La Route tournante au Valhermeil, Auvers-sur-Oise, vers 1881
60 x 73 cm
R488 FWN162

Photo Alain Mothe

Photo Alain Mothe

 

Photo Pavel Machotka

Photo Pavel Machotka

 

 

 

 

 

 

 

 

Among the sites recently discovered in the Auvers/Pontoise region[1] is one of a turn in the road entitled La Route tournante au Valhermeil à Auvers-sur-Oise (Fig. 23b) from the same year as Moulin sur la Couleuvre. Unlike the latter, this one is painted purely with parallel strokes. They describe all the textures visible to Cézanne: foliage, grass, road, thatched roofs, even sky. In the road, they are horizontal and in the thatch diagonal, in each case to suggest the orientation of the texture in question; in the trees, however, at least near the middle of the canvas, they are independent of the leaves and point down toward the center of the composition. As in Le Pont de Maincy, then, they serve both to represent objects and to organize the canvas. They guarantee – as much as do the black-white contrasts, the red/brown roof, and the cart on the road – that the painting will have a firm center.

Le Pont de Maincy 1879-1880 R436 FWN143

Le Pont de Maincy 1879-1880
R436 FWN143

Nevertheless, here the parallel touches seem less natural than in Le Pont de Maincy ; they remain detached from each other even where they are meant to represent a flat surface, as in the road and the sky, and the painting seems brittle and granular as a result. Nothing in the record suggests an explanation.
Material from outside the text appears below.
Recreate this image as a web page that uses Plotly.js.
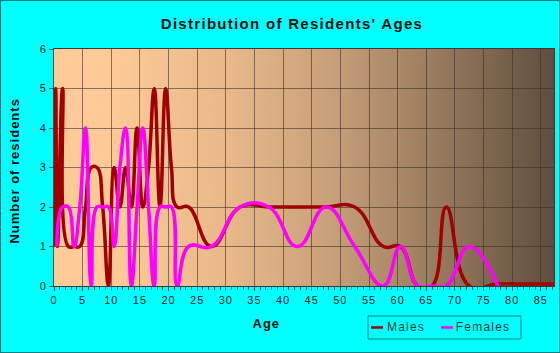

The painting may be at an early stage, one in which the composition is well in place but the final surface is still unresolved; or Cézanne may have been influenced by the style of Pissarro, or even by the style of the young Impressionist Victor Vignon, who each painted a somewhat cottony version of the site at about the same time.[2]

Pissarro, Paysage au Valhermeil, vers 1880

Pissarro, Paysage au Valhermeil, vers 1880

Vignon, Le Hameau du Valhermé, 1880

Vignon, Le Hameau du Valhermé, 1880

 

 

 

 

 

 

 

Cézanne may have known their paintings; the animal presence in the road is rare in his work but frequent in the other two painters, and some degree of influence may be assumed; but whatever the explanation, the use of the parallel touch here is less assured.

Adapted from Pavel Machotka, Cézanne: Landscape into art.

[1] By Alain Mothe, as documented in his Ce Que Voyait Cézanne.

[2]  Alain Mothe thinked it possible that Cézanne and Vignon painted together, given the similar composition and season (personal communication).